Last night I did have 2 glasses of wine. I haven't drank during the week for a few weeks. That open bottle in my fridge was calling my name. What did it do for me? nothing. How did it make me feel? not really any different since I had shot my tolerance through the roof with this last weekend. How did I sleep? terrible - two glasses of wine and I was having hot flashes and just could not get to sleep. It was almost like I had not drank enough to make me immediately fall asleep (only to wake up later) but just enough to not be able to go to sleep at all. I am really nervous about the rest of the week and the upcoming Christmas break.
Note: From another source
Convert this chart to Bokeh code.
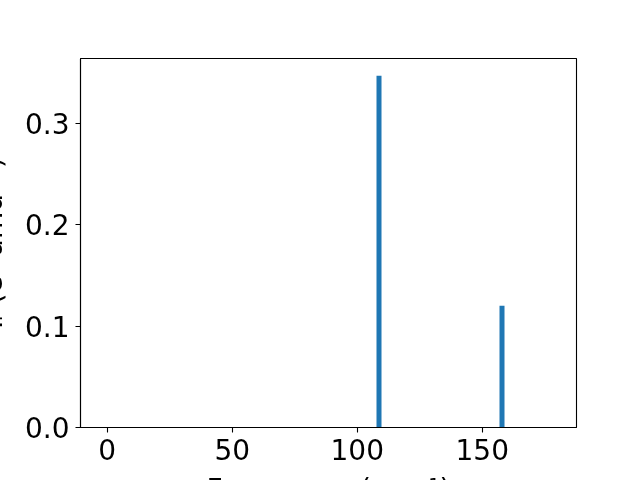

At the beginning of this week, I told myself that I am exhausted, out of shape, eating crappy, depressed and stressed out! I needed to just spend this week recharging my batteries. Instead I am falling back into old patterns of drinking, not sleeping well, running around doing things (I think I have ADHD and the alcohol calms me down), not eating well and making excuses not to go to the gym. I always think that if I can just get to the gym, everything will fall into place. Drinking last night (even just 2 glasses) killed my motivation this morning because I did not sleep well. Maybe stopping drinking, will help everything fall into place.
In my craziest, most wonderful dreams, I just tell everyone that I don't drink and I am so relaxed, content, proud with that decision. Why can't I just do it???
You can. It's not a crazy dream but it is wonderful.